1. WHOM DO YOU ALL THINK YOU ARE? THE GODS OF THE WORLD? YES, YOU UNDERSTAND "CAR SPEAK" WHILE WE, (THE UNEDUCATED) HAVE TO SPEAK TO YOU IN "SQUEAKS" AND "POSSIBLE ENGINE NOISES"--BUT WE ARE THE ONES WHO PAY YOU!!!! SO STOP TAKING US FOR GRANTED, AND STOP TAKING US FOR ALL WE HAVE!!!

2. THE CAR IS NOT YOURS!!!!! IF I WANT TO TAKE IT--I CAN--ANY OLD TIME I WANT. YOU DO NOT OWN IT--SO IF I DEMAND IT--GET UP OFF YOUR KEISTER AND GET IT READY!!!

3. JUST BECAUSE I HAVE B O O B S AND A U T E R U S DOES NOT MEAN I'M STUPID, OR SHOULD BE TAKEN ADVANTAGE OF--SO QUIT LOOKING AT ME EITHER LIKE YOU'VE NEVER SEEN A WOMAN BEFORE--OR WITH MONEY SIGNS IN YOUR EYES WHEN I WALK IN THE DOOR!!!

4. REGULAR PEOPLE HAVE JOBS--AND PLACES THEY NEED TO BE BETWEEN 7:30-5:00---AND THEY HAVE TO GET IN CONTACT WITH YOU DURING THE LUNCH HOURS. S0 WHY DON'T YOU PLAN ACCORDINGLY--AND START HAVING HOURS AND LUNCH BREAKS WHEN WE ARE NOT WORKING--AND DON'T HAVE 15 MINUTES WORTH OF TIME TO GET A HOLD OF YOU?

5. WOMEN REMEMBER (TYPICALLY) MUCH BETTER THAN MEN. SO, WHEN YOU OVERCHARGE ME, FIX THE WRONG THING BECAUSE YOU DIDN'T LISTEN TO ME, DON'T TALK TO ME PRIOR TO FIXING SOMETHING, OR DO ANYTHING ELSE TO TRY TO TAKE ADVANTAGE OF ME--I WILL REMEMBER. NOT ONLY THAT--BUT I WILL SEND OUT MESSAGES TO ANY ONE ELSE I TALK TO ABOUT NEVER USING YOU!!!

6. STOP NOT QUOTING ME THE WHOLE PRICE. IF YOU CHARGE TAXES--INCLUDE THEM IN THE QUOTED PRICE.

7. DON'T CALL ME "mA'AM, SWEETIE" OR ANY OTHER NAME WHEN I'M OBVIOUSLY MAD AT YOU. IT WILL ONLY MAKE ME MADDER.

8. LISTEN. LISTEN AGAIN. LISTEN MORE. LISTEN MORE. LISTEN. CAN I SAY THAT MORE?

9. I DO APPRECIATE IT WHEN YOU WARN ME OF UPCOMING FIXES, PRIOR TO THEM HAPPENING--BUT NOT DEMANDING I MAKE AN APPOINTMENT TO FIX THEM RIGHT THEN!
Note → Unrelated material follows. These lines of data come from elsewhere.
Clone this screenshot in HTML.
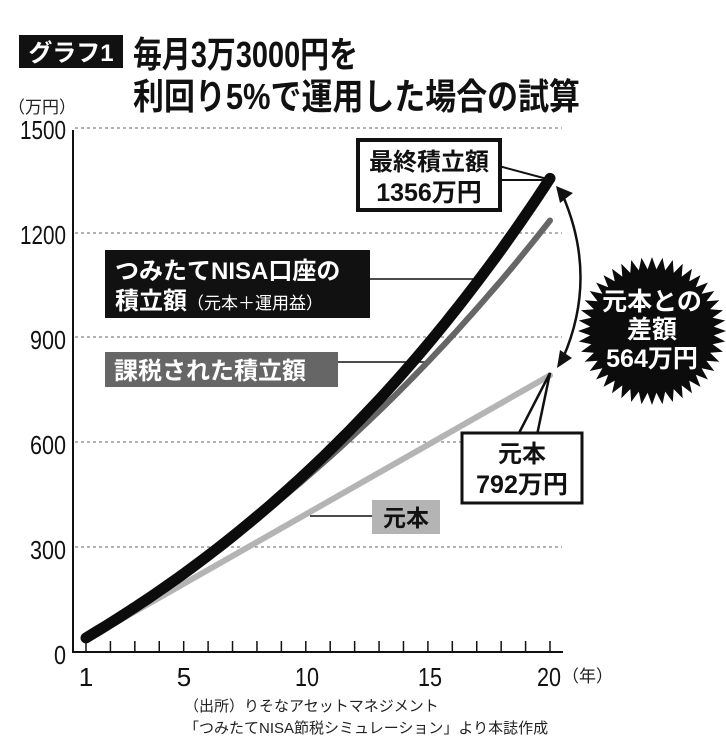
<!DOCTYPE html>
<html><head><meta charset="utf-8">
<style>
html,body{margin:0;padding:0;background:#fff;}
body{width:726px;height:750px;overflow:hidden;font-family:"Liberation Sans","Noto Sans CJK JP",sans-serif;}
</style></head>
<body>
<svg id="s" width="726" height="750" viewBox="0 0 726 750" xmlns="http://www.w3.org/2000/svg" font-family="'Liberation Sans','Noto Sans CJK JP',sans-serif">
<rect x="19" y="35" width="104" height="33" fill="#111"/>
<text x="71" y="61" font-size="24" font-weight="bold" fill="#fff" text-anchor="middle">グラフ1</text>
<text x="133" y="67" font-size="36" font-weight="bold" fill="#111" textLength="225" lengthAdjust="spacingAndGlyphs">毎月3万3000円を</text>
<text x="133" y="109" font-size="36" font-weight="bold" fill="#111" textLength="447" lengthAdjust="spacingAndGlyphs">利回り5%で運用した場合の試算</text>
<text x="8" y="113" font-size="17" fill="#222">（万円）</text>
<g font-size="26" fill="#111" text-anchor="end">
<text x="66" y="139" textLength="46" lengthAdjust="spacingAndGlyphs">1500</text>
<text x="66" y="244" textLength="46" lengthAdjust="spacingAndGlyphs">1200</text>
<text x="66" y="349" textLength="36" lengthAdjust="spacingAndGlyphs">900</text>
<text x="66" y="454" textLength="36" lengthAdjust="spacingAndGlyphs">600</text>
<text x="66" y="559" textLength="36" lengthAdjust="spacingAndGlyphs">300</text>
<text x="66" y="664" textLength="12" lengthAdjust="spacingAndGlyphs">0</text>
</g>
<g stroke="#666" stroke-width="1" stroke-dasharray="3,3">
<line x1="75" y1="128" x2="562" y2="128"/>
<line x1="75" y1="233" x2="562" y2="233"/>
<line x1="75" y1="337" x2="562" y2="337"/>
<line x1="75" y1="442" x2="562" y2="442"/>
<line x1="75" y1="547" x2="562" y2="547"/>
</g>
<line x1="73" y1="130" x2="73" y2="653" stroke="#111" stroke-width="2"/>
<line x1="72" y1="652" x2="563" y2="652" stroke="#111" stroke-width="2"/>
<g id="ticks" stroke="#111" stroke-width="1.5"></g>
<g font-size="26" fill="#111" text-anchor="middle">
<text x="86" y="686">1</text>
<text x="184" y="686">5</text>
<text x="307" y="686" textLength="24" lengthAdjust="spacingAndGlyphs">10</text>
<text x="430" y="686" textLength="24" lengthAdjust="spacingAndGlyphs">15</text>
<text x="549" y="686" textLength="24" lengthAdjust="spacingAndGlyphs">20</text>
</g>
<text x="562" y="682" font-size="17" fill="#222">（年）</text>
<text x="184" y="711" font-size="15" fill="#222">（出所）りそなアセットマネジメント</text>
<text x="184" y="733" font-size="15" fill="#222">「つみたてNISA節税シミュレーション」より本誌作成</text>

<line x1="360" y1="279" x2="480" y2="279" stroke="#111" stroke-width="1.5"/>
<line x1="330" y1="362" x2="425" y2="362" stroke="#111" stroke-width="1.5"/>
<line x1="310" y1="516" x2="372" y2="516" stroke="#111" stroke-width="1.5"/>

<path id="pL" fill="none" stroke="#b4b4b4" stroke-width="6" stroke-linecap="round"/>
<path id="pG" fill="none" stroke="#666" stroke-width="6" stroke-linecap="round"/>
<path id="pB" fill="none" stroke="#0c0c0c" stroke-width="11" stroke-linecap="round"/>

<polyline points="495,165 551,180 495,180" fill="#fff" stroke="#111" stroke-width="2"/>
<rect x="358" y="140" width="142" height="70" fill="#fff" stroke="#111" stroke-width="4"/>
<text x="429" y="170" font-size="24" font-weight="bold" text-anchor="middle" fill="#111">最終積立額</text>
<text x="429" y="201" font-size="25" font-weight="bold" text-anchor="middle" fill="#111">1356万円</text>

<polyline points="518,435 550,373 537,435" fill="#fff" stroke="#111" stroke-width="2.5"/>
<rect x="462" y="433" width="120" height="70" fill="#fff" stroke="#111" stroke-width="3"/>
<text x="522" y="462" font-size="24" font-weight="bold" text-anchor="middle" fill="#111">元本</text>
<text x="522" y="493" font-size="25" font-weight="bold" text-anchor="middle" fill="#111">792万円</text>

<rect x="105" y="250" width="265" height="68" fill="#111"/>
<text x="115" y="279" font-size="24" font-weight="bold" fill="#fff">つみたてNISA口座の</text>
<text x="115" y="309" font-size="24" font-weight="bold" fill="#fff">積立額<tspan font-size="17" font-weight="normal">（元本＋運用益）</tspan></text>

<rect x="105" y="352" width="233" height="35" fill="#666"/>
<text x="114" y="379" font-size="24" font-weight="bold" fill="#fff">課税された積立額</text>

<rect x="372" y="500" width="68" height="34" fill="#b4b4b4"/>
<text x="406" y="526" font-size="23" font-weight="bold" fill="#111" text-anchor="middle">元本</text>

<path d="M563,196 Q598,278 563,358" fill="none" stroke="#111" stroke-width="2.5"/>
<polygon points="556,186 573,193 560,203" fill="#111"/>
<polygon points="557,368 572,358 560,350" fill="#111"/>

<polygon id="star" fill="#0c0c0c"/>
<text x="652" y="310" font-size="25" font-weight="bold" fill="#fff" text-anchor="middle">元本との</text>
<text x="652" y="338" font-size="25" font-weight="bold" fill="#fff" text-anchor="middle">差額</text>
<text x="652" y="367" font-size="25" font-weight="bold" fill="#fff" text-anchor="middle">564万円</text>
</svg>
<script>
var X=function(n){return 86+(n-1)*(464/19);};
var Y=function(v){return 652-v*(524/1500);};
function path(f){var d="";for(var n=1;n<=20;n+=0.25){d+=(n==1?"M":"L")+X(n).toFixed(1)+","+Y(f(n)).toFixed(1);}return d;}
document.getElementById("pB").setAttribute("d",path(function(n){return 790.7*(Math.pow(1.0512,n)-1);}));
document.getElementById("pG").setAttribute("d",path(function(n){return 1037*(Math.pow(1.04,n)-1);}));
document.getElementById("pL").setAttribute("d","M"+X(1)+","+Y(36)+"L"+X(20)+","+Y(792));
var t=document.getElementById("ticks"),h="";
for(var n=1;n<=20;n++){h+='<line x1="'+X(n)+'" y1="641" x2="'+X(n)+'" y2="652"/>';}
t.innerHTML=h;
var p=[],N=44;for(var i=0;i<2*N;i++){var a=i*Math.PI/N,r=i%2?62:74;p.push((652+r*Math.cos(a)).toFixed(1)+","+(331+r*Math.sin(a)).toFixed(1));}
document.getElementById("star").setAttribute("points",p.join(" "));
</script>
</body></html>
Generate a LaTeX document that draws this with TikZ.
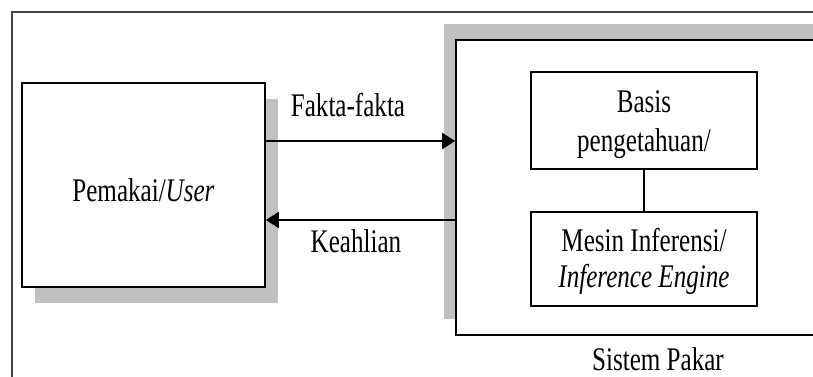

10. FINALLY--(FOR THE MOMENT)--IF I HAVE TO GO HOME AND GOOGLE THE REAL PRICE ON SOMETHING, THE MEANING OF A NAME OF SOMETHING, WHETHER I'M REALLY SAFE TO DRIVE MY CAR, TO SEE YOUR REVIEWS, OR HAVE TO PRAY THAT MY ANXIOUS STOMACH DOESN'T SET OFF MY HEALTH PROBLEMS--I WILL LIKELY NEVER COME BACK. PUH-LEASE DON'T CAUSE THIS TO HAPPEN IF YOU WANT ME TO COME BACK. BE HONEST!!!!!

Say it with me!!! "Free the Schively Volvo!!!" Quit thinking you can hold "us" (especially us with b o o b s and u t e r u s e s) hostage because of your control of the mechanic market!!!